Rückschläge gehören in der Forschung einfach dazu; manchmal scheitern Experimente trotz monatelanger Vorbereitung an einem Detail, das man nicht vorhersehen konnte. Ich versuche dann, das Ganze als Lernprozess zu sehen: Jeder Fehlschlag zeigt mir, wo man genauer hinschauen muss, und eröffnet oft neue Ideen, die man vorher gar nicht im Blick hatte. Wichtig ist für mich auch das Team: wenn man gemeinsam nächtelang im Labor steht, trägt man die Enttäuschungen zusammen, genauso wie die kleinen Erfolge. Das macht Rückschläge leichter erträglich und sorgt dafür, dass am Ende immer auch etwas Positives daraus entsteht.

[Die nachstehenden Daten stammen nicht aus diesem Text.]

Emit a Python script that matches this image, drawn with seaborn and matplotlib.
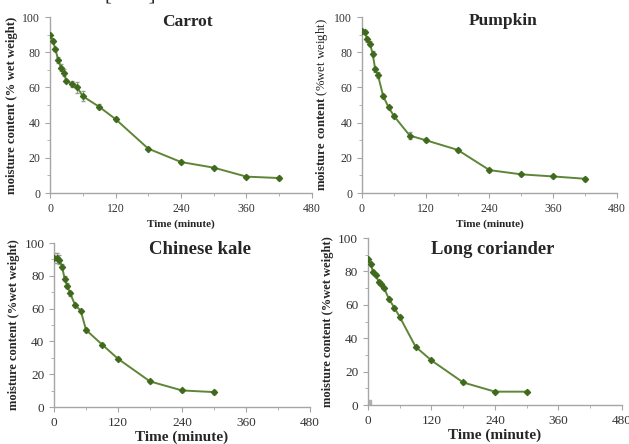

Wenn Sie einen Wunsch frei hätten: Welche Frage würden Sie in Ihrem Forschungsgebiet gerne als Erste beantworten?
Wenn ich mir etwas wünschen dürfte, dann die Antwort auf die Frage, wie weit sich die zeitaufgelöste Elektronenholographie noch vorantreiben lässt. Wir haben jüngst die Pikosekunden-Barriere durchbrochen; ein großer Schritt, der gezeigt hat, was möglich ist. Gleichzeitig tüfteln wir bereits an einer optoelektronischen Realisierung, die uns sogar bis in den Femtosekunden-Bereich führen könnte. Damit entstünde ein Werkzeug, das es erlaubt, die dreidimensionale Potentialverteilung fundamentaler physikalischer Prozesse wie in einem Film sichtbar zu machen, gewissermaßen die Elektronen bei der Arbeit zu filmen. Für mich ist das eine faszinierende Vision: dass man in Zukunft nicht nur versteht, was passiert, sondern tatsächlich miterleben kann, wie es passiert.
Und zum Schluss: Gibt es etwas, das Menschen oft überraschen würde, wenn sie Sie außerhalb des Labors kennenlernen?
Wenn ich es einmal schaffe, nicht über Physik nachzudenken, widme ich mich meinen vielen Hobbys; und da arbeite ich auch gerne mit den Händen: vom Turntablism über das Schrauben an Autos bis hin zum Nachbau von Filmrequisiten. Zudem versuche ich, so viel Zeit wie möglich mit meiner Familie zu verbringen. Ein schöner Kompromiss, bei dem sich einiges davon vereinen lässt, sind für mich z.B. Science Slams. Da haben wir in der Regel alle eine Menge Spaß und ich rede immerhin nur zehn Minuten lang über meine Arbeit.